California has become the first state in the nation to require that publicly held corporations headquartered within the state include female directors on their boards. The new law, signed by Gov. Jerry Brown on September 30, 2018, applies to corporations, whether organized in California or elsewhere, “with securities listed on a major United States stock exchange” and principal executive offices located in California, as disclosed on Form 10-K filed with the Securities and Exchange Commission.
Any corporation subject to the law must have at least one female director by the end of 2019. By the end of 2021, subject corporations with five board members must have at least two female directors, while those with six or more board members must have at least three female directors. A corporation may increase the size of its board in order to comply with the new requirements. The law defines “female” as an individual who self-identifies as a woman.
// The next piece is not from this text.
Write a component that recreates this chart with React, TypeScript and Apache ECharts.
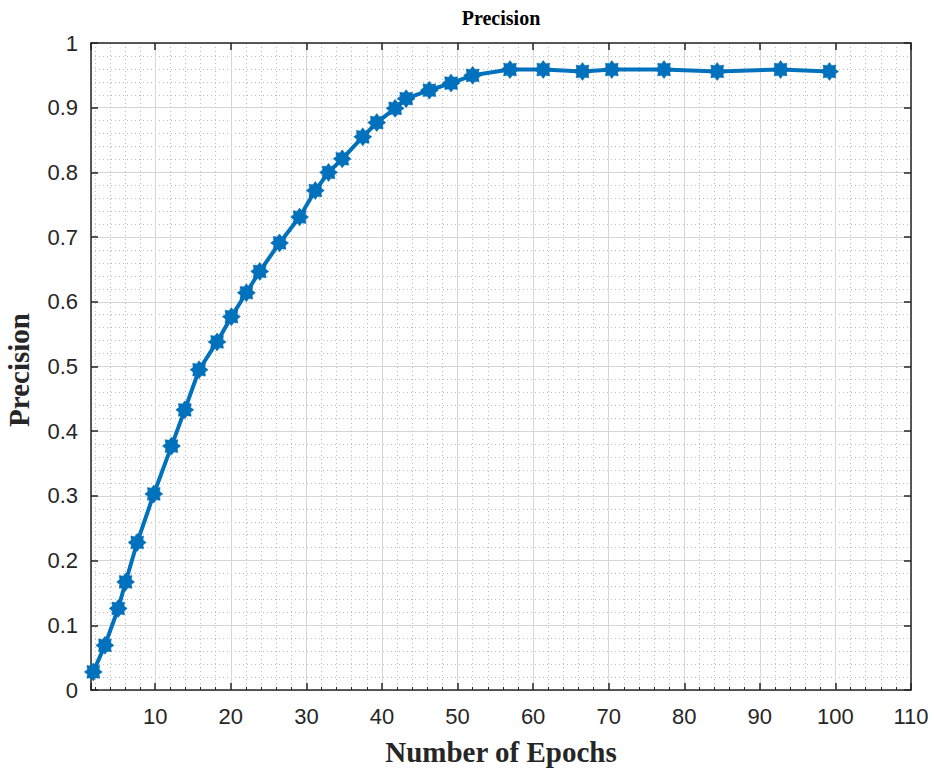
import React, { useEffect, useRef } from 'react';
import * as echarts from 'echarts';

const epochs = [1.8, 3.34, 5.1, 6.08, 7.61, 9.81, 12.15, 13.91, 15.8, 18.18, 20.08, 22.06, 23.82, 26.45, 29.1, 31.18, 32.93, 34.74, 37.46, 39.31, 41.74, 43.2, 46.27, 49.14, 52.0, 56.94, 61.34, 66.53, 70.41, 77.32, 84.36, 92.74, 99.21];
const precision = [0.028, 0.069, 0.126, 0.167, 0.228, 0.303, 0.377, 0.433, 0.495, 0.538, 0.577, 0.614, 0.647, 0.691, 0.731, 0.772, 0.8, 0.821, 0.855, 0.877, 0.899, 0.914, 0.927, 0.938, 0.95, 0.959, 0.959, 0.956, 0.959, 0.959, 0.956, 0.959, 0.956];
const titleText = 'Precision';
const xName = 'Number of Epochs';
const yName = 'Precision';

function starPath(): string {
  const pts: string[] = [];
  for (let i = 0; i < 16; i++) {
    const a = (i * Math.PI) / 8 - Math.PI / 2;
    const r = i % 2 === 0 ? 10 : 7;
    pts.push(`${(Math.cos(a) * r).toFixed(2)} ${(Math.sin(a) * r).toFixed(2)}`);
  }
  return 'path://M' + pts.join(' L') + ' Z';
}

export default function App() {
  const ref = useRef<HTMLDivElement>(null);
  useEffect(() => {
    if (!ref.current) return;
    const chart = echarts.init(ref.current, undefined, { renderer: 'svg' });
    const labelFont = { fontFamily: 'Liberation Sans', fontSize: 22, color: '#262626' };
    const data = epochs.map((x, i) => [x, precision[i]]);
    const xCommon = {
      type: 'value' as const,
      min: 1.5,
      max: 110,
      splitNumber: 11,
    };
    const axisLine = { show: true, onZero: false, lineStyle: { color: '#262626', width: 1.5 } };
    const tick = { show: true, inside: true, length: 7, lineStyle: { color: '#262626', width: 1.5 } };
    chart.setOption({
      animation: false,
      backgroundColor: '#ffffff',
      grid: { left: 91, right: 27, top: 43, bottom: 82, containLabel: false },
      graphic: [
        {
          type: 'text', x: 501, y: 18,
          style: { text: titleText, font: 'bold 20px "Liberation Serif"', fill: '#000', align: 'center', verticalAlign: 'middle' },
        },
        {
          type: 'text', x: 501, y: 752,
          style: { text: xName, font: 'bold 29px "Liberation Serif"', fill: '#262626', align: 'center', verticalAlign: 'middle' },
        },
        {
          type: 'text', x: 19, y: 370, rotation: Math.PI / 2,
          style: { text: yName, font: 'bold 29px "Liberation Serif"', fill: '#262626', align: 'center', verticalAlign: 'middle' },
        },
      ],
      xAxis: [
        {
          ...xCommon,
          position: 'bottom',
          axisLine,
          axisTick: tick,
          minorTick: { show: true, splitNumber: 5, length: 3, lineStyle: { color: '#262626' } },
          axisLabel: {
            ...labelFont, margin: 15,
            formatter: (v: number) => (Math.abs(v % 10) < 1e-9 ? String(v) : ''),
          },
          splitLine: { show: true, lineStyle: { color: '#d6d6d6', width: 1 } },
          minorSplitLine: { show: true, lineStyle: { color: '#bdbdbd', width: 1, type: [1, 3] } },
        },
        {
          ...xCommon,
          position: 'top',
          axisLine,
          axisTick: tick,
          axisLabel: { show: false },
          splitLine: { show: false },
        },
      ],
      yAxis: [
        {
          type: 'value', min: 0, max: 1, interval: 0.1,
          position: 'left',
          axisLine,
          axisTick: tick,
          minorTick: { show: false, splitNumber: 5 },
          axisLabel: { ...labelFont, margin: 13, formatter: (v: number) => (v === 0 ? '0' : v === 1 ? '1' : v.toFixed(1)) },
          splitLine: { show: true, lineStyle: { color: '#d6d6d6', width: 1 } },
          minorSplitLine: { show: true, lineStyle: { color: '#bdbdbd', width: 1, type: [1, 3] } },
        },
        {
          type: 'value', min: 0, max: 1, interval: 0.1,
          position: 'right',
          axisLine,
          axisTick: tick,
          axisLabel: { show: false },
          splitLine: { show: false },
        },
      ],
      series: [
        {
          type: 'line',
          xAxisIndex: 0,
          yAxisIndex: 0,
          data,
          symbol: starPath(),
          symbolSize: 18,
          showAllSymbol: true,
          lineStyle: { color: '#0072BD', width: 4 },
          itemStyle: { color: '#0072BD', borderColor: '#0062a8', borderWidth: 0.5 },
          clip: false,
        },
      ],
    });
    return () => chart.dispose();
  }, []);
  return <div ref={ref} style={{ width: 938, height: 772, position: 'absolute', left: 0, top: 0 }} />;
}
The California secretary of state is permitted to adopt implementing regulations and may impose fines on noncomplying corporations — $100,000 for a failure to file board member information or a first violation of the inclusion requirement, and $300,000 for each subsequent violation. It is expected that subject corporations will be required to report to the secretary of state on the gender composition of their board of directors, and that this information will likely be made public. The secretary of state’s website will also publish, by July 1, 2019, a report documenting the number of corporations subject to the new provision that have at least one female director. Beginning no later than March 1, 2020, and annually thereafter, this website will include at a minimum a report of the number of corporations in compliance with the new requirements during the preceding calendar year, the number of publicly held corporations that moved their U.S. headquarters to California from another state or out of California into another state during the preceding calendar year, and the number of publicly held corporations that were subject to this section during the preceding year but are no longer publicly traded.
Also of note, the application of this new provision to corporations organized outside of California, based solely on being headquartered in California, is distinct from the test used to identify so-called “quasi-California corporations” that are subject to other provisions of the California Corporations Code. See CCC Section 2115.
A number of commentators have stated that they expect the new law will be challenged on constitutional and state law grounds. The California Senate’s analysis acknowledges a significant risk of legal challenge and that the express gender classification as proposed by S.B. 826 “may be difficult to defend” under an equal protection challenge because heightened scrutiny would apply under the U.S. and California constitutions. The law, as it applies to companies incorporated outside of California, would likely be challenged further under the internal affairs doctrine, which generally requires that “only one State should have the authority to regulate a corporation’s internal affairs — matters peculiar to the relationships among or between a corporation and its current officers, directors, and shareholders” in order to avoid conflicting demands. See Edgar v. MITE Corp., 457 U.S. 624, 645 (1982).